Not sure I entirely agree with you on this one RTF, which at least varies the monotony of my fervent support of practically every other point you’ve made in the course of this thread. Judicial-branch operations are paid for by taxes, and I think there’s no question that the numerous lawsuits about First Amendment issues cost some money. If there were no Constitutional right to freedom of speech then laws, corporate policies, and individual threats could restrict speech all they wanted and we wouldn’t have to tie up the courts dealing with it. Mind you, I don’t claim that failing to protect speech would end up being better or cheaper for society as a whole in the long run, I just think that it would indeed save a buck or two in the short term.

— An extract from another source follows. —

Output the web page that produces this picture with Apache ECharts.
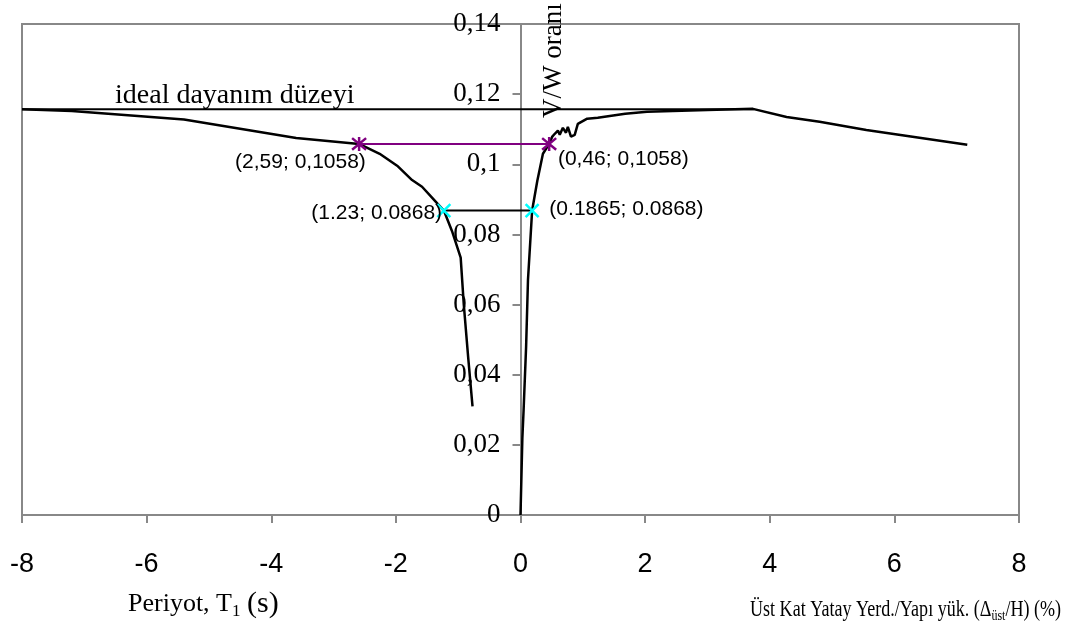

Actually, I do advocate the absolutist goal, I just think that society as a whole has become dependant upon government coercion to such an extent that the removal of it would create anarchy, and lead to a worse situation than before. I believe in increasing the amount of freedom retained by individuals at the fastest rate possible without causing the breakdown of society. As a rough, off the top of my head, WAG, I’d estimate that it would take society 1-2 generations for mankind to make the adjustment from a statist to an absolute libertarian society. This is, of course, assuming that society tomorrow decides that it wants to follow this route.

In regards to RT’s example, I don’t believe that public property is nececessary per se for freedom of expression, but that abolishing it at the present would severly limit the individual’s ability to express himself freely. The next generation, having become accustomed to limited public property, would not have its individual rights be dependant upon the continuation of the establishment of public property.